Hypotheses (HdII), (HdIII) and (HdIV) allowed us to investigate whether being in a homogeneous group (instead of a heterogeneous one) has an effect on contributions. The estimation of Eq. (5) can help us verify if there is a treatment effect conditional on the geographic origin of individuals. Namely, we can answer such question by running the following joint tests on coefficients presented in Table 6.

• \({\mathcal {H}}_0: \zeta ^h_P + \zeta ^{hn}_P > 0\) for individuals from the North,

• \({\mathcal {H}}_0: \zeta ^h_P > 0\) for individuals from the South,

for each phase \(P=II,III,IV\). From such tests, no significant differences emerge (\(p=0.183, 0.239, 0.259\) for the North, 0.149, 0.517, 0.204 for the South, respectively).

By exploiting the disaggregation along the dimension of geography, we can also compare North-only and South-only groups between them. This is done by testing \({\mathcal {H}}_0: \zeta _P^{n} + \zeta _P^{hn}> 0\) for each phase \(P=II,III,IV\).²⁶ Results do not suggest that people from the North act differently from people from the South in homogeneous groups (\(p=0.703, 0.191, 0.306\), respectively).
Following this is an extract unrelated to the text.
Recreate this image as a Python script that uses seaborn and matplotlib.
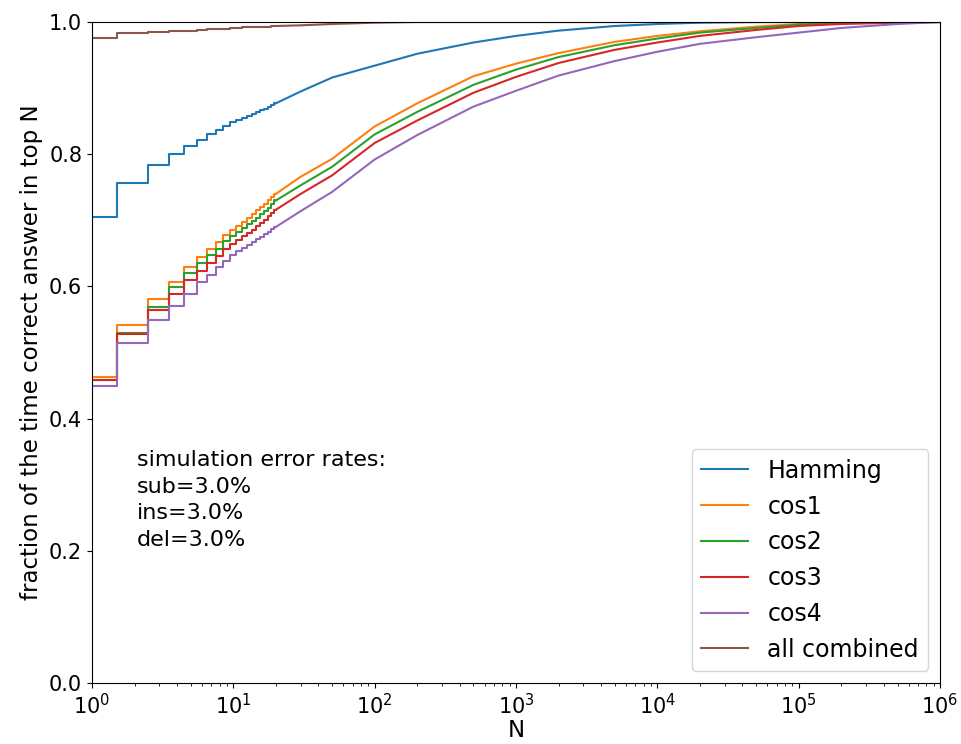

By running the same analysis for mixed groups, we can instead compare the behaviour of Southerners and Northerners subject to the same treatment (i.e. being in a mixed group) in each phase.²⁷ Namely, we test \({\mathcal {H}}_0: \zeta ^{n}_P > 0\) for each phase \(P=II,III,IV\): in line with Result 3, in mixed groups we find a higher level of contributions on behalf of Northeners compared to Southeners, for two phases out of three (\(p=0.669, 0.055, 0.087\), respectively).

In conclusion, while we confirm the higher level of contributions of Northeners (Result 3) in mixed groups, we find no evidence that the treatment effect is related to the geographic origin of subjects. That is, we cannot explain Results 1 and 2 as the consequence of an interaction between the treatment and the geographic origin. However, we cannot exclude the possibility that such “non-result” is due to the low numerosity of observations in each of the subsamples considered.